Dinozorların Yok Oluşu Üzerine Yeni Bulgular
Paleontolojide, 66 milyon yıl önce bir bahar gününde Dünya’ya çarpan bir asteroitin dinozorların kaderini nasıl etkilediği hakkında uzun süredir devam eden bir tartışma mevcuttur. CNN International’da yayımlanan bir habere göre, bu sorunun yanıtını bulmak amacıyla bir araştırmacı ekibi, Kretase döneminin sonundaki kitlesel yok oluştan 18 milyon yıl öncesine odaklanarak Kuzey Amerika’nın zengin fosil kayıtlarını incelemeye karar vermiştir.

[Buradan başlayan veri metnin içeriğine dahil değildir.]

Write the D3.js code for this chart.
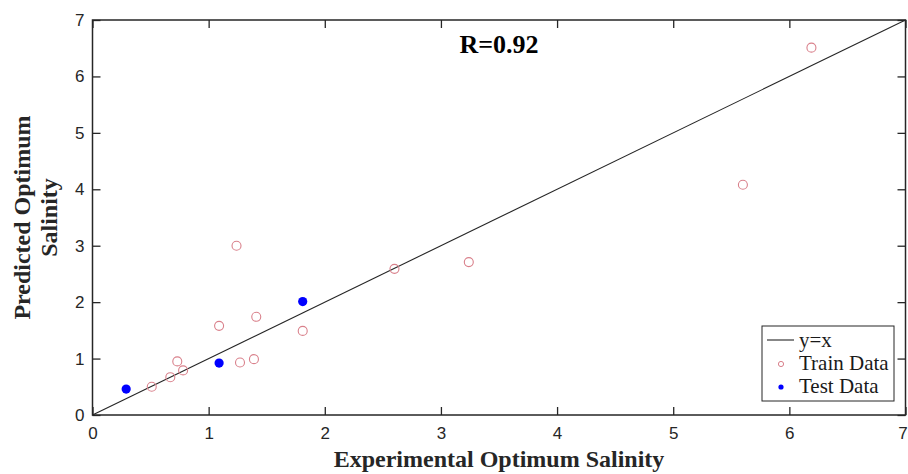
<!DOCTYPE html>
<html lang="en">
<head>
<meta charset="UTF-8">
<title>Predicted vs Experimental Optimum Salinity</title>
<script src="https://d3js.org/d3.v7.min.js"></script>
<style>
  body { margin: 0; background: #fff; }
  svg { display: block; }
</style>
</head>
<body>
<svg width="908" height="474"></svg>
<script>
    // data
    const trainX = [0.51, 0.67, 0.73, 0.78, 1.09, 1.24, 1.27, 1.39, 1.41, 1.81, 2.60, 3.24, 5.60, 6.19];
    const trainY = [0.50, 0.67, 0.95, 0.79, 1.58, 3.00, 0.93, 0.99, 1.74, 1.49, 2.59, 2.71, 4.08, 6.51];
    const testX = [0.29, 1.09, 1.81];
    const testY = [0.46, 0.92, 2.01];
    const ticks = [0, 1, 2, 3, 4, 5, 6, 7];
    const legendLabels = ["y=x", "Train Data", "Test Data"];

    const svg = d3.select("svg");
    const mLeft = 92.5, mRight = 905.5, mTop = 20, mBottom = 415;
    const axisColor = "#262626";
    const trainColor = "#d9808b";
    const testColor = "#0000ff";

    const x = d3.scaleLinear().domain([0, 7]).range([mLeft, mRight]);
    const y = d3.scaleLinear().domain([0, 7]).range([mBottom, mTop]);
    const fmt = d3.format("d");

    // y = x reference line
    svg.append("line")
        .attr("x1", x(0)).attr("y1", y(0))
        .attr("x2", x(7)).attr("y2", y(7))
        .attr("stroke", axisColor)
        .attr("stroke-width", 1.1);

    // axes (ticks inward, box on all sides)
    const tl = 8;
    const gx = svg.append("g").attr("transform", `translate(0,${mBottom})`)
        .call(d3.axisBottom(x).tickValues(ticks).tickFormat(fmt).tickSizeInner(-tl).tickSizeOuter(0).tickPadding(12));
    const gxTop = svg.append("g").attr("transform", `translate(0,${mTop})`)
        .call(d3.axisTop(x).tickValues(ticks).tickSizeInner(-tl).tickSizeOuter(0).tickFormat(""));
    const gy = svg.append("g").attr("transform", `translate(${mLeft},0)`)
        .call(d3.axisLeft(y).tickValues(ticks).tickFormat(fmt).tickSizeInner(-tl).tickSizeOuter(0).tickPadding(8));
    const gyRight = svg.append("g").attr("transform", `translate(${mRight},0)`)
        .call(d3.axisRight(y).tickValues(ticks).tickSizeInner(-tl).tickSizeOuter(0).tickFormat(""));

    [gx, gxTop, gy, gyRight].forEach(g => {
        g.select(".domain").remove();
        g.selectAll("line").attr("stroke", axisColor).attr("stroke-width", 1.3);
        g.selectAll("text")
            .attr("fill", axisColor)
            .style("font-family", "'Liberation Sans', Arial, sans-serif")
            .style("font-size", "17px");
    });
    // last x label sits at the window edge; keep it inside
    gx.selectAll("text").filter(d => d === 7).attr("dx", -3);

    svg.append("rect")
        .attr("x", mLeft).attr("y", mTop)
        .attr("width", mRight - mLeft).attr("height", mBottom - mTop)
        .attr("fill", "none")
        .attr("stroke", axisColor)
        .attr("stroke-width", 1.5);

    // train points
    svg.append("g").selectAll("circle")
        .data(trainX.map((d, i) => [d, trainY[i]]))
        .join("circle")
        .attr("cx", d => x(d[0]))
        .attr("cy", d => y(d[1]))
        .attr("r", 4.5)
        .attr("fill", "none")
        .attr("stroke", trainColor)
        .attr("stroke-width", 1.1);

    // test points
    svg.append("g").selectAll("circle")
        .data(testX.map((d, i) => [d, testY[i]]))
        .join("circle")
        .attr("cx", d => x(d[0]))
        .attr("cy", d => y(d[1]))
        .attr("r", 4.6)
        .attr("fill", testColor);

    // annotation
    svg.append("text")
        .attr("x", 499).attr("y", 53)
        .attr("text-anchor", "middle")
        .style("font-family", "'Liberation Serif', 'Times New Roman', serif")
        .style("font-weight", "bold")
        .style("font-size", "26px")
        .text("R=0.92");

    // axis titles
    svg.append("text")
        .attr("x", (mLeft + mRight) / 2).attr("y", 467)
        .attr("text-anchor", "middle")
        .attr("fill", axisColor)
        .style("font-family", "'Liberation Serif', 'Times New Roman', serif")
        .style("font-weight", "bold")
        .style("font-size", "24px")
        .text("Experimental Optimum Salinity");

    const ylab = svg.append("text")
        .attr("transform", `translate(30,${(mTop + mBottom) / 2}) rotate(-90)`)
        .attr("text-anchor", "middle")
        .attr("fill", axisColor)
        .style("font-family", "'Liberation Serif', 'Times New Roman', serif")
        .style("font-weight", "bold")
        .style("font-size", "24px");
    ylab.append("tspan").attr("x", 0).attr("y", 0).text("Predicted Optimum");
    ylab.append("tspan").attr("x", 0).attr("y", 27).text("Salinity");

    // legend
    const lg = svg.append("g");
    lg.append("rect")
        .attr("x", 762).attr("y", 326)
        .attr("width", 132).attr("height", 75)
        .attr("fill", "#fff")
        .attr("stroke", axisColor)
        .attr("stroke-width", 1);
    const rowY = [341, 364, 387];
    legendLabels.forEach((lab, i) => {
        if (i === 0) {
            lg.append("line")
                .attr("x1", 767).attr("x2", 794)
                .attr("y1", rowY[i] - 1).attr("y2", rowY[i] - 1)
                .attr("stroke", axisColor).attr("stroke-width", 1.1);
        } else if (i === 1) {
            lg.append("circle").attr("cx", 781).attr("cy", rowY[i])
                .attr("r", 2.6).attr("fill", "none")
                .attr("stroke", trainColor).attr("stroke-width", 1);
        } else {
            lg.append("circle").attr("cx", 781).attr("cy", rowY[i])
                .attr("r", 2.6).attr("fill", testColor);
        }
        lg.append("text")
            .attr("x", 799).attr("y", rowY[i] + 6)
            .attr("fill", "#1a1a1a")
            .style("font-family", "'Liberation Serif', 'Times New Roman', serif")
            .style("font-size", "21px")
            .text(lab);
    });
</script>
</body>
</html>
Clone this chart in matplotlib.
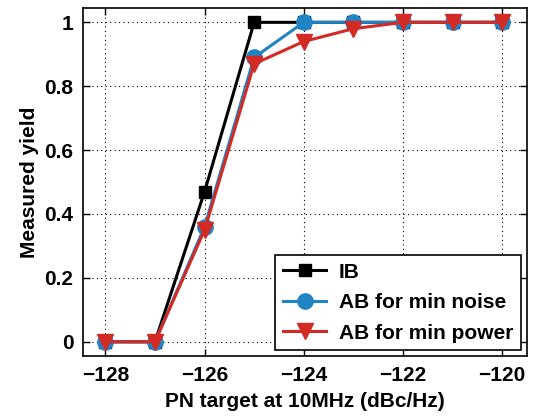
import numpy as np
import matplotlib.pyplot as plt

# Données
pn_target = [-128, -127, -126, -125, -124, -123, -122, -121, -120]
yield_ib = [0, 0, 0.47, 1, 1, 1, 1, 1, 1]
yield_min_noise = [0, 0, 0.36, 0.89, 1, 1, 1, 1, 1]
yield_min_power = [0, 0, 0.35, 0.87, 0.94, 0.98, 1, 1, 1]

plt.rcParams['font.family'] = ['Liberation Sans', 'DejaVu Sans']
plt.rcParams['font.weight'] = 'bold'

fig = plt.figure(figsize=(5.36, 4.19), dpi=100)
ax = fig.add_axes([0.155, 0.150, 0.828, 0.831])

ax.plot(pn_target, yield_ib, color="black", marker="s", markersize=9, linewidth=2.2, label="IB")
ax.plot(pn_target, yield_min_noise, color="#1f83c4", marker="o", markersize=11, linewidth=2.2,
        label="AB for min noise")
ax.plot(pn_target, yield_min_power, color="#d42a25", marker="v", markersize=12, linewidth=2.2,
        label="AB for min power")

ax.set_xlim(-128.45, -119.5)
ax.set_ylim(-0.045, 1.045)
ax.set_xticks([-128, -126, -124, -122, -120])
ax.set_xticklabels(["\u2212128", "\u2212126", "\u2212124", "\u2212122", "\u2212120"])
ax.set_yticks([0, 0.2, 0.4, 0.6, 0.8, 1])
ax.set_yticklabels(["0", "0.2", "0.4", "0.6", "0.8", "1"])
ax.tick_params(labelsize=15, direction="in", length=5, width=1, top=True, right=True, pad=7)
ax.grid(True, linestyle=(0, (1, 3)), color="black", linewidth=0.8)
for s in ax.spines.values():
    s.set_linewidth(1.2)

ax.set_xlabel("PN target at 10MHz (dBc/Hz)", fontsize=15, fontweight="bold", labelpad=5)
ax.set_ylabel("Measured yield", fontsize=15, fontweight="bold", labelpad=4)

leg = ax.legend(loc="lower right", fontsize=15, fancybox=False, edgecolor="black",
                framealpha=1, borderaxespad=0.3, handlelength=2.1, borderpad=0.35,
                labelspacing=0.55, handletextpad=0.6)
leg.get_frame().set_linewidth(1.2)

fig.savefig("out.png", dpi=100)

Current Biology dergisinde yayımlanan bu yeni analiz, dinozorların asteroitin ölümcül çarpmasından önceki dönemde oldukça sağlıklı bir durumda olduklarına dair artan kanıtlar sunmaktadır.
İlk bakışta, o dönemden itibaren yapılan incelemeler, 8 binden fazla dinozor türünün sayısının yaklaşık 75 milyon yıl önce zirveye ulaştığını, ancak asteroit çarpmasından önceki 9 milyon yıl içinde belirgin bir azalma yaşandığını göstermektedir.
4 Dinozor Ailesi Üzerine İnceleme
Yeni çalışmada, araştırmacılar dört ana dinozor ailesine odaklanmışlardır:
- Ankylosauridae: Topuz kuyruklu Ankylosaurus gibi zırhlı bitki yiyen dinozorlar.
- Ceratopsidae: Triceratops da dahil olmak üzere, büyük üç boynuzlu otçullar.
- Hadrosauridae: Ördek gagalı dinozorlar.
- Tyrannosauridae: Tyrannosaurus rex gibi etçil dinozorlar.
Bu dinozor gruplarına dair veriler, bir bilgisayar modeline entegre edilmiş ve araştırma ekibi, fiziksel fosil kayıtlarını modelin önerdiği verilerle karşılaştırarak önemli bir uyuşmazlık tespit etmiştir.
Yaşam Alanlarının Sabitliği
Model, bu 18 milyon yıllık zaman diliminde incelenen dört dinozor kladının muhtemelen işgal ettiği kara parçalarının genel olarak sabit kaldığını ve dolayısıyla yaşam alanlarının da değişmediğini ileri sürmektedir. Bu durum, dinozorların yok olma riskinin düşük olduğunu göstermektedir. Ancak, dinozorların gerçek çeşitlilik örüntülerini belirsizleştirebilecek faktörlerden biri, o dönemlerde Dünya yüzeyinde açığa çıkan kayaların yetersizliği olmuştur; bu da günümüzde fosil avcılarının inceleyebileceği kaynakların azalmasına neden olmuştur.
“Yok Olmaya Mahkûm Değildiler”
Çalışmanın ortak yazarı ve University College London Yer Bilimleri Bölümü’nde Royal Society Newton Uluslararası Üyesi olan Alfio Alessandro Chiarenza, bu konuyla ilgili olarak şunları ifade etmiştir: “Bu çalışmada, belirgin düşüşün, biyolojik çeşitlilikteki gerçek dalgalanmalardan ziyade, tektonik hareketler, dağ yükselmesi ve deniz seviyesindeki çekilme gibi süreçlerle yönlendirilen bu son Mezozoik fosil taşıyan katmanlardaki jeolojik değişikliklerden kaynaklanma ihtimalinin daha yüksek olduğunu gösteriyoruz.” Chiarenza, “Dinozorlar muhtemelen Mezozoik’in sonunda kaçınılmaz olarak yok olmaya mahkûm değildi. Eğer o asteroit olmasaydı, hâlâ bu gezegeni memeliler, kertenkeleler ve onların hayatta kalan torunları olan kuşlarla birlikte paylaşıyor olabilirdik” şeklinde sözlerini tamamlamıştır.